Soon, users will be able to build and deploy their own AI agents that can seamlessly operate across multiple applications, enhancing the user’s ability to manage and synthesize vast amounts of information with ease, fixing the inherent problem of data interoperability that plagues most AI platforms right now. This allows users to quickly access and deploy custom AI-driven applications, RAG (retrieval-augmented generation) apps, and small language models (SLMs) to automate and accelerate tasks.
For Kaempf, Everyday is most powerful when it is used by creatives who want to use AI to improve their work. Everyday’s goal is to enable users — especially those working in creative operations like marketers, designers, agencies, and startups — to move fast and stay ahead of the curve.
“I want to build technology that accelerates the creative class,” Kaempf added.
Building AI in Atlanta
Founder Jake Kaempf, who grew up in Oregon and later studied advertising at the Pratt Institute in New York, previously founded and bootstrapped the product and brand development firm Amprsnd. It was during his time building that company that he conceived the backend architecture for Everyday—a platform that was born from his own frustrations with the limitations of existing digital work environments.
While out on the West Coast, Kaempf had already been thinking about moving to Atlanta. The opportunity to move presented itself when he met Avoilan Bingham, the Atlanta-based investor at Drive Capital. Earlier this year, Kaempf packed up his family and moved to Midtown Atlanta to build Everyday in the Southeast hub.
Kaempf believes Atlanta has all the ingredients to nurture not only Everyday, but also a vibrant AI community. He highlights the city’s thriving entertainment sector, its deep tech talent pool, its unique cultural vibe, and strong business community as key opportunities for growth.
It was Kaempf’s vision about the future of work — for both individual contributors and for teams — that attracted Bingham and the Drive Capital team to back Everyday.
Early adopters have already noted Everyday’s benefits.
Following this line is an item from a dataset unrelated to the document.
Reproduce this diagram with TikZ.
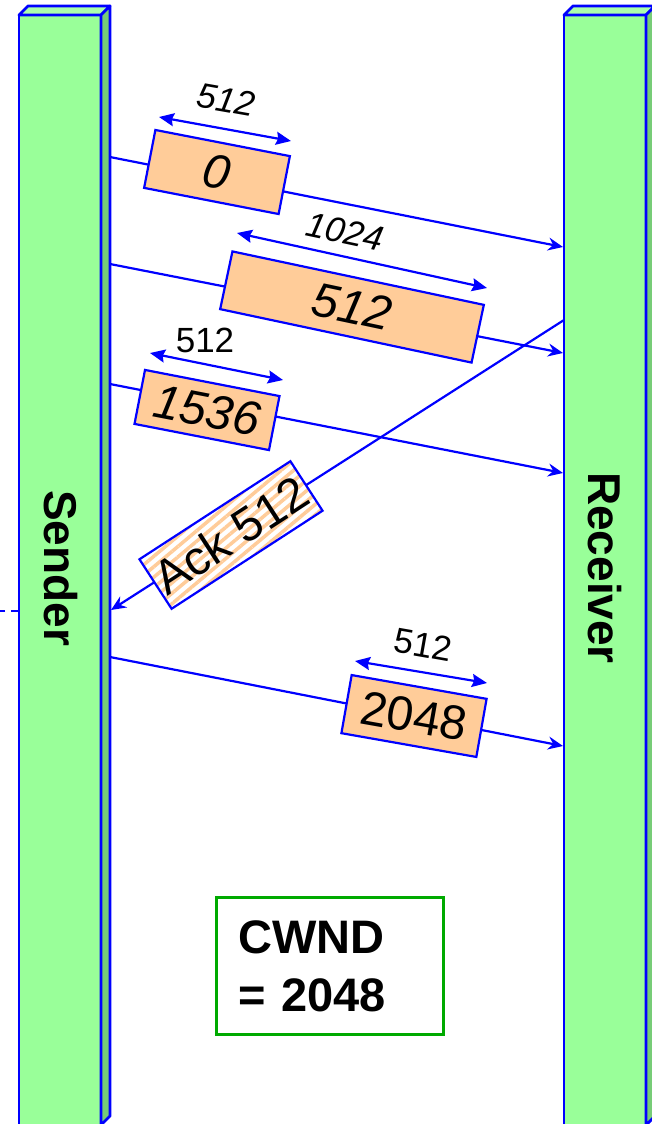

Some provided feedback just using the exploding mind emoji, others saying they have started to “move their entire lives” over to Everyday.
Creative leaders at some of the most recognizable brands on the planet have also taken note of the platform’s usefulness.
Rich Robinson, Principal Product Manager at Amazon Live, said that Everyday “fixes the most real problem we have working and collaborating between different teams inside of our organization.”
Greg Hoffman, Former CMO at Nike, said that, “Today, brands need to deliver stories and experiences in real-time to keep up with the rising expectations and aspirations of their customers. “Everyday” empowers teams to not only keep that pace, but be out in front of the customer, delivering higher quality and more timely content that accelerates sales and builds brand strength in the market.”